Quando si ha qualcosa da dire, non c’è bisogno di alzare la voce. Ascoltando Niko Romito, chef dell’anno per Paolo Marchi e la brigata di Identità Golose 2012, raccontare la sua analisi sensoriale, mi torna alla mente una frase del Mazzini, “l’educazione è il pane dell’anima”. Concetti che in effetti si alternano e si sovrappongono nella teoria del patron del ristorante Casadonna, concorrendo a ordinare tutti gli elementi che guidano alla progettazione e alla percezione di un piatto come di un sapore, attraverso il riconoscimento del modus operandi dei nostri cinque, ma anche sei, sensi.
Lavagna alla mano, Niko Romito traccia la mappa delle nostre sensazioni a partire dalle prime componenti che, per automatismo, mettiamo in gioco di fronte ad una pietanza: in ordine, la vista, poi l’olfatto e infine il gusto. I primi due sono stimolati dall’esterno, ovvero dagli ingredienti utilizzati nella ricetta, mentre il sapore parte da dentro. La capacità di ognuno di considerare i sapori è veicolata dall’incrocio tra tratti ereditari e setting socio-culturale, così la percezione dell’acido e dell’amaro ha una base genetica e quella del dolce e del salato risente dell’abitudine. C’è filosofia oltre che fisiologia in queste parole, c’è la storia antropologica del genere umano letta in prospettiva, oltre il passato, oltre il mercato. E oltre la struttura: la consistenza e la tessitura conservano un livello di interpretazione che si sprigiona e si rende accessibile all’olfatto attraverso il tatto e l’udito, affondando una posata nella pietanza o spezzando il cibo con le mani. La temperatura è scienza, è chimica: più è elevata, maggiori sono le sostanze volatili.

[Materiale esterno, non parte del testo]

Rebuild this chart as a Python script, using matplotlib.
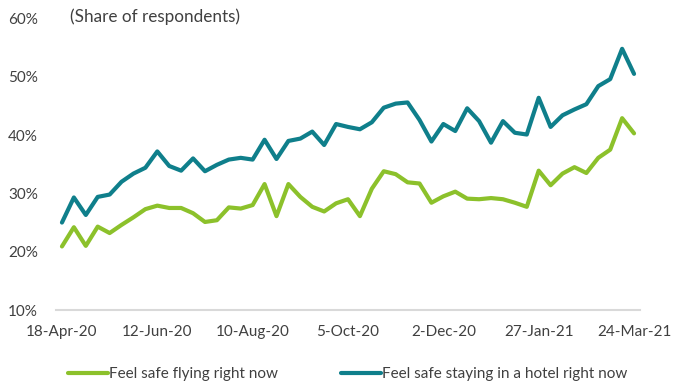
import numpy as np
import matplotlib.pyplot as plt

plt.rcParams['font.family'] = ['Lato', 'DejaVu Sans']

# weekly survey, 49 waves; only every 8th wave is labelled
tick_labels = ["18-Apr-20", "12-Jun-20", "10-Aug-20", "5-Oct-20",
               "2-Dec-20", "27-Jan-21", "24-Mar-21"]

flying = [20.9, 24.2, 21.0, 24.3, 23.2, 24.6, 25.9, 27.3, 27.9, 27.5,
          27.5, 26.6, 25.1, 25.4, 27.6, 27.4, 28.0, 31.6, 26.1, 31.6,
          29.4, 27.7, 26.9, 28.3, 29.0, 26.1, 30.8, 33.8, 33.3, 31.9,
          31.7, 28.4, 29.5, 30.3, 29.1, 29.0, 29.2, 29.0, 28.4, 27.7,
          33.9, 31.4, 33.4, 34.5, 33.5, 36.1, 37.5, 42.9, 40.3]

hotel = [25.0, 29.3, 26.3, 29.4, 29.8, 32.0, 33.4, 34.4, 37.2, 34.7,
         33.9, 36.0, 33.8, 34.9, 35.8, 36.1, 35.8, 39.2, 35.9, 39.0,
         39.4, 40.6, 38.3, 41.9, 41.4, 41.0, 42.2, 44.7, 45.4, 45.6,
         42.6, 38.9, 41.9, 40.7, 44.6, 42.4, 38.7, 42.4, 40.4, 40.1,
         46.4, 41.4, 43.4, 44.4, 45.3, 48.4, 49.6, 54.8, 50.5]

green = "#8CC12B"
teal = "#0F7F8B"

fig = plt.figure(figsize=(6.73, 3.84), dpi=100)
ax = fig.add_axes([56/673, 1 - 310/384, 584/673, (310 - 18.5)/384])

x = np.arange(len(flying))
ax.plot(x, flying, color=green, lw=3, solid_capstyle='round', label="Feel safe flying right now")
ax.plot(x, hotel, color=teal, lw=3, solid_capstyle='round', label="Feel safe staying in a hotel right now")

ax.set_xlim(-0.5, len(flying) - 0.5)
ax.set_ylim(10, 60)
ax.set_yticks(np.arange(10, 61, 10))
ax.set_yticklabels([f"{v}%" for v in range(10, 61, 10)])
ax.set_xticks(x[::8])
ax.set_xticklabels(tick_labels)

for s in ["top", "right", "left"]:
    ax.spines[s].set_visible(False)
ax.spines["bottom"].set_color("#D9D9D9")
ax.spines["bottom"].set_linewidth(1.5)
ax.tick_params(axis="both", length=0, labelsize=11, colors="#404040")
ax.tick_params(axis="y", pad=13)
ax.tick_params(axis="x", pad=11)

fig.text(70/673, 1 - 17/384, "(Share of respondents)", fontsize=12.3,
         color="#404040", va="center", ha="left")

fig.legend(loc="center", bbox_to_anchor=(348/673, 1 - 374/384), ncol=2, frameon=False,
           fontsize=11, handlelength=2.6, handletextpad=0.1, columnspacing=4.1,
           labelcolor="#404040")

fig.savefig("out.png", dpi=100)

“La cucina è un gioco di equilibri, in cui combiniamo gli elementi per vedere come reagiscono” spiega Niko Romito e, attraverso gli strabilianti video di Elisia Menduni, assistiamo al reale percorso della mappa, che conduce fino al cuore del prodotto e alla purezza assoluta del gesto emozionale. Immagini, parole, musica in crescendo: la cucina è nascita, è sorpresa. È il tortello di capocollo e prosciutto glassato all’orzo: la carne è cotta per dodici ore a 70°C, il prosciutto tagliato al coltello prima è immerso nell’acqua fredda, poi cotto e filtrato, lasciando la sua acqua a raffreddare nel sale; il tortello, fuori glassato con l’infuso d’orzo, spaccato con la forchetta rivela la doppia anima, calda del capocollo e fredda del disco di acqua di prosciutto gelata. Dolcezza, sapidità, amaro, calore controllato. Eleganza e semplicità, le stesse che ritroviamo nella meringa con caramello e lampone: “Il cuoco e il pasticcere hanno idee diverse di dolce: al ristorante, dopo un pasto, si cerca la freschezza e la leggerezza, un dolce non dolce che non invada il piatto”, e la meringa cucinata con tuorlo, acqua e zucchero bruciato che copre la cialda ghiacciata, ottenuta da centrifugato di lampone e acqua distillata abbattuti in parti uguali, è l’esempio ideale di una chiusura che non mette la parola fine, ma tende all’infinito.